Otras derivas más modernas asumen a su vez el relevo: Ruben Gil ha tomado la Plaza Mayor con el exótico Tamarindo.
Precisamente Rubén Gil, desde el Tamarindo, exhibe un hacer que rompe esquemas. Frente a lo tradicionalmente asentado en el paso del tiempo, Rubén opta por el cambio y la innovación para conjurar otros derroteros ante el cliente.
Sin tratarse de polos opuestos, Juan Cruz plantea, más pragmática, centrarse en lo que necesita el cliente y saber adaptarse: "Hoy en día la tendencia es a abrir un local que no tenga una especificación clara de lo que es". Saber adaptarse a los tiempos complejos que corren y ser capaces que moverse con rapidez.
Caso singular, el Mesón O Queixo. Manoli cuenta su aventura y como casi sin querer, se acaba montando un local de historia y referencia. Más allá de lo que ha conseguido granjearse, Manoli resalta el valor de la experiencia que ha llegado a alcanzar tras tantos años: amistades que se mantienen, amistades que surgen, o bien algunas que dejan de serlo por diversas razones vitales. "La clientela fija, a veces se vuelven repugnantes. ¡O soy yo el repugnante, no lo se!" Añade en tono reflexivo y jocoso.

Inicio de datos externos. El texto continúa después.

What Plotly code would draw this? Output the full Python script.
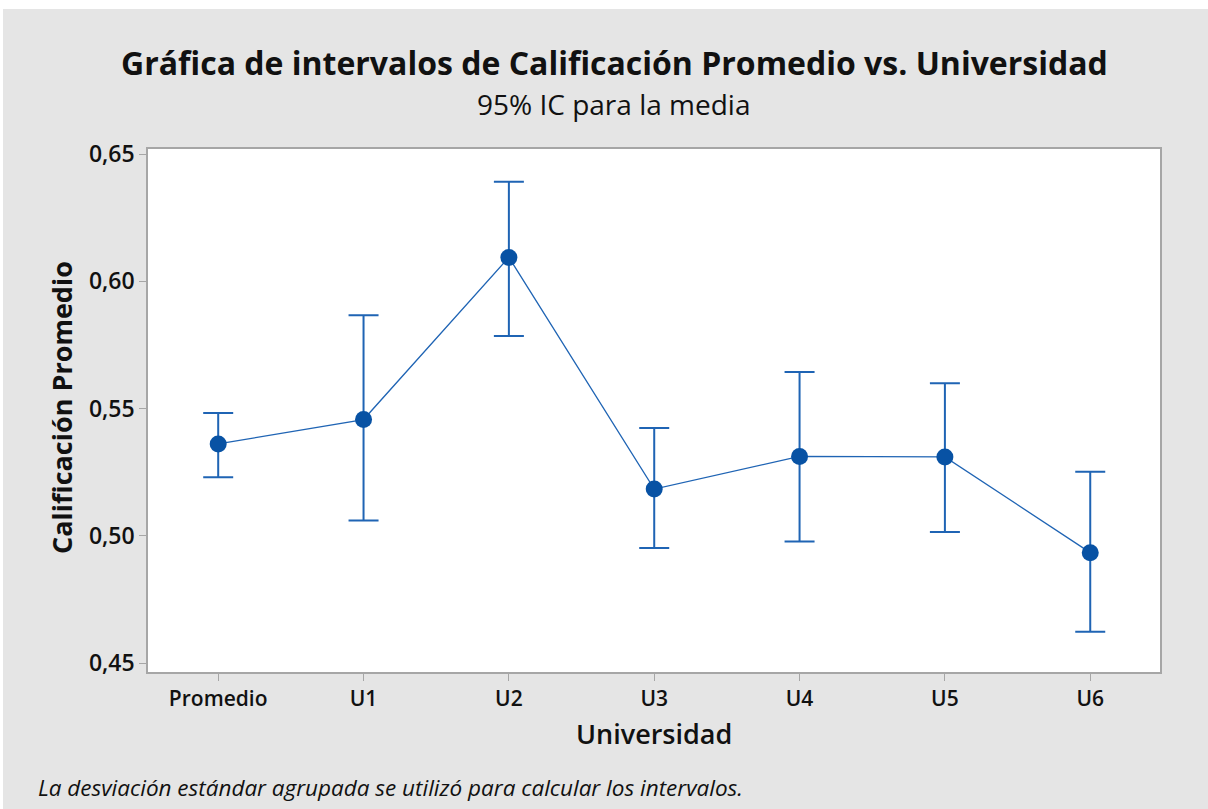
import plotly.graph_objects as go

categorias = ["Promedio", "U1", "U2", "U3", "U4", "U5", "U6"]
medias = [0.5361, 0.5457, 0.6094, 0.5184, 0.5312, 0.5310, 0.4934]
ic_superior = [0.5483, 0.5867, 0.6391, 0.5424, 0.5644, 0.5600, 0.5252]
ic_inferior = [0.5230, 0.5060, 0.5785, 0.4952, 0.4978, 0.5015, 0.4623]

err_plus = [s - m for s, m in zip(ic_superior, medias)]
err_minus = [m - i for m, i in zip(medias, ic_inferior)]

W, H = 1208, 809
L, R, T, B = 148, 48, 149, 137
pw, ph = W - L - R, H - T - B

def px_x(x):
    return (x - L) / pw

def px_y(y):
    return 1 - (y - T) / ph

FONT = "Open Sans"
BLUE = "#1f64b4"
DOT = "#0852a4"
GRID = "#a6a6a6"
TXT = "#111111"

fig = go.Figure()
fig.add_trace(go.Scatter(
    x=list(range(len(categorias))),
    y=medias,
    mode="lines+markers",
    line=dict(color=BLUE, width=1.3),
    marker=dict(color=DOT, size=17, symbol="circle"),
    error_y=dict(type="data", symmetric=False, array=err_plus, arrayminus=err_minus,
                 color=BLUE, thickness=2, width=15),
    showlegend=False,
    hoverinfo="skip",
))

fig.update_layout(
    width=W, height=H,
    margin=dict(l=L, r=R, t=T, b=B, autoexpand=False),
    paper_bgcolor="#e5e5e5",
    plot_bgcolor="white",
    separators=",.",
    font=dict(family=FONT, color=TXT),
    xaxis=dict(
        tickmode="array", tickvals=list(range(len(categorias))), ticktext=categorias,
        range=[-0.483, 6.48], showgrid=False, zeroline=False,
        ticks="outside", ticklen=7, tickcolor=GRID, tickwidth=1,
        showline=True, linecolor=GRID, linewidth=1.5, mirror=True,
        tickfont=dict(family=FONT, size=21, color=TXT, weight=600),
    ),
    yaxis=dict(
        range=[0.4465, 0.652], tickvals=[0.45, 0.50, 0.55, 0.60, 0.65], tickformat=".2f",
        showgrid=False, zeroline=False,
        ticks="outside", ticklen=7, tickcolor=GRID, tickwidth=1,
        showline=True, linecolor=GRID, linewidth=1.5, mirror=True,
        tickfont=dict(family=FONT, size=23, color=TXT, weight=600),
    ),
    annotations=[
        dict(text="Gráfica de intervalos de Calificación Promedio vs. Universidad",
             x=px_x(614), y=px_y(63), xref="paper", yref="paper", showarrow=False,
             xanchor="center", yanchor="middle",
             font=dict(family=FONT, size=32, color=TXT, weight=700)),
        dict(text="95% IC para la media",
             x=px_x(613), y=px_y(104), xref="paper", yref="paper", showarrow=False,
             xanchor="center", yanchor="middle",
             font=dict(family=FONT, size=28, color=TXT)),
        dict(text="Universidad",
             x=px_x(654), y=px_y(733), xref="paper", yref="paper", showarrow=False,
             xanchor="center", yanchor="middle",
             font=dict(family=FONT, size=27, color=TXT, weight=600)),
        dict(text="Calificación Promedio",
             x=px_x(61), y=px_y(408), xref="paper", yref="paper", showarrow=False,
             xanchor="center", yanchor="middle", textangle=-90,
             font=dict(family=FONT, size=27, color=TXT, weight=700)),
        dict(text="<i>La desviación estándar agrupada se utilizó para calcular los intervalos.</i>",
             x=px_x(36), y=px_y(787), xref="paper", yref="paper", showarrow=False,
             xanchor="left", yanchor="middle",
             font=dict(family=FONT, size=22.5, color=TXT)),
    ],
    shapes=[
        dict(type="rect", xref="paper", yref="paper", layer="above",
             x0=px_x(0), x1=px_x(W), y0=px_y(9), y1=px_y(0),
             fillcolor="white", line=dict(width=0)),
        dict(type="rect", xref="paper", yref="paper", layer="above",
             x0=px_x(0), x1=px_x(3), y0=px_y(H), y1=px_y(0),
             fillcolor="white", line=dict(width=0)),
    ],
)

fig.write_html("out.html", config={"displayModeBar": False},
               post_script="document.body.style.margin='0px';document.body.style.overflow='hidden';")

Manoli reflexiona con el punto clave: combinar la oferta que el casco antiguo ofrece, con una serie de productos tradicionales que son inmejorables y no precisan de mayores afeites. "Ahora hay mucha innovación, mucha degustación. Yo soy clásico, soy de los antiguos. Me gusta el caldo caldo, los callos callos, y la empanada empanada. No hay que disfrazar nada, porque el producto que tenemos aquí es tan bueno que no merece la pena disfrazarlo con salsas y con nada." En efecto, poco más hay que agregar. Buen provecho.